To reflect on my summer: In June I was frustrated and depressed. In July I had my perspectives shaken up by family changes and my first visit to the motherland (aka Korea). In August, I started making active efforts to move forward in my life.
I didn’t do much reading or watching of films. I did, however, watch an enormous amount of television, I’m ashamed to say.
Zootopia (Byron Howard, Rich Moore, Jared Bush; 2016; USA)
Finding Dory (Andrew Stanton, 2016, USA)
The Lobster (Yorgos Lanthimos, 2016, UK)
Captain America: Civil War (Joe Russo & Anthony Russo, 2016, USA)
Sing Street (John Carney, 2016, Ireland)
Sausage Party (Conrad Vernon & Greg Tiernan, 2016, USA)
Silicon Valley: Season 3 (HBO)
The Good Wife: Seasons 1-7 (CBS via Amazon Prime)
Seinfeld: Seasons 1- (NBC via Hulu)
Stranger Things: Season 1 (Netflix)
…Bachelor in Paradise: Season 2 (ABC)
I’m halfway through The Two Koreas by Don Oberdorfer
Harry Potter and the Cursed Child by Jack Thorne and John Tiffany
A few reflections on all this:
My favorite movies of the summer were Finding Dory and Sing Street.

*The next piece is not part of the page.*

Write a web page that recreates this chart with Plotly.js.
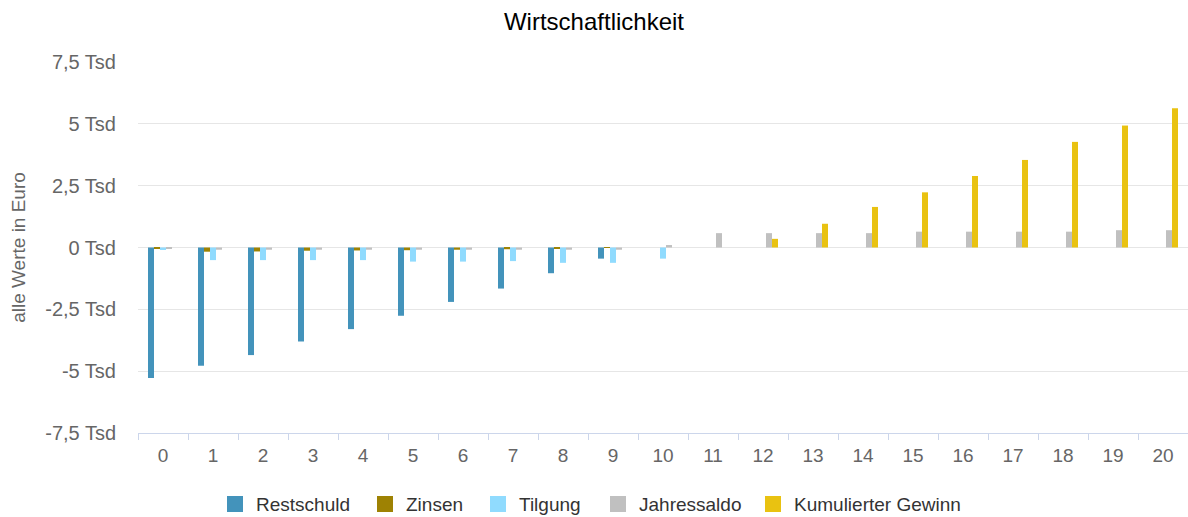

Finding Dory had great heart, beautiful animation, and excellent storytelling and character development. Sing Street had spunky characters, amazing soundtrack and wardrobe, and nostalgia for the 80s on it’s side. That being said, the most creative movies I watched this summer were undoubtedly Zootopia and Sausage Party. Zootopia bravely took on the hot button issue of racism and turned it into a sweet yet complex animated movie teaching children and adults alike the dangers of racism; Sausage Party took a simple yet creative premise and kept the fun going with button-pushing raunchy jokes and political humor. Both were bold risks that paid off.
I watched way too much TV this summer. The Good Wife was a mediocre show–at times, excellent (Season 5: Episodes 5 and 15) , but mostly procedural and full of frustrating recurring characters. More often than not, I found protagonist Alicia Florrick to be an unsympathetic character–perhaps part of the character’s complexity, commentary on the corrupting influence of the law, but nevertheless rendering the show irritating to watch. It’s hard to root for a stone cold bitch denying responsibility left and right. Few of the other characters are much better. I started watching Seinfeld to replace the gaping hole the end of Curb Your Enthusiasm left on my life. I love these shows about nothing in part because I can relate to what they’re doing–blowing tiny situations out of proportion and playing with the possibilities. In terms of shows actually on air now: Silicon Valley was slightly less brilliant than seasons past, but still funny and I love how each season tackles a new stage in the progression of a start up–this season, the expansion of a great idea into a company. Stranger Things is excellent–scary, 80s-nostalgic, a little bizarre and all over the place, but it works. I’m ashamed to say I watched Bachelor in Paradise. It’s just so damn addicting to see this unnatural dating simulation, where people have limited options, feel pressure to cling to someone in order to get a rose and remain in paradise even if they’re not actually into them, and expect to feel instant connections and be engaged by the end of it all. It’s so fake. I’m going to stop there, lest I launch into judgmental critiques of real people who I don’t actually know. Let me just say this though–the only guys that I would be remotely interested in on that island would be Wells and Vinny.
I hardly read this summer. Even though Don Oberdorfer’s post-Korean War history of the Korean peninsula is supremely fascinating, I’ve been such a couch potato that I only am invested in such a political, fact-heavy book when I have nothing else to entertain me–namely, on the subway to and from work (that is, if I’m not tired or anxious). The only book I’ve completed this summer has been the Harry Potter fan-fic play Harry Potter and the Cursed Child. I cannot believe JK Rowling attached her name to such an awful piece of writing. The plot is stupid, the characterizations are terrible, and the dialogue? Truly cringeworthy. There’s so much audience pandering going on here, insultingly assuming that the audience are a bunch of idiots who need comic relief at every twist and turn. I know it’s a fictional work, but so was Harry Potter–you only put jokes where they make sense. During a tense situation in which your son might be lost forever, you don’t look around and comment on how many farmer’s markets a town has. That’s just dumb and unnecessary. Ignoring the terrible plot (the premise was great, the actual plot line the playwrights decided to go with? So stupid), the play tried way too hard to be entertaining that it’s actually hard to read.
I really need to sleep, but first–in terms of moving forward, my cultural goals for the September 2016-August 2017 year are these:
MOVIES: watch at least 1 movie/week
BOOKS: read at least 1 book/2 weeks
It’s week 1 of the new year, and I’ve already finished my first book: Herman Koch’s The Dinner (coming up on the blog! Probably should have devoted more time to the entry, but whatever–some of these posts will be more about speed for the sake of practice and documentation, then quality, well composed pieces).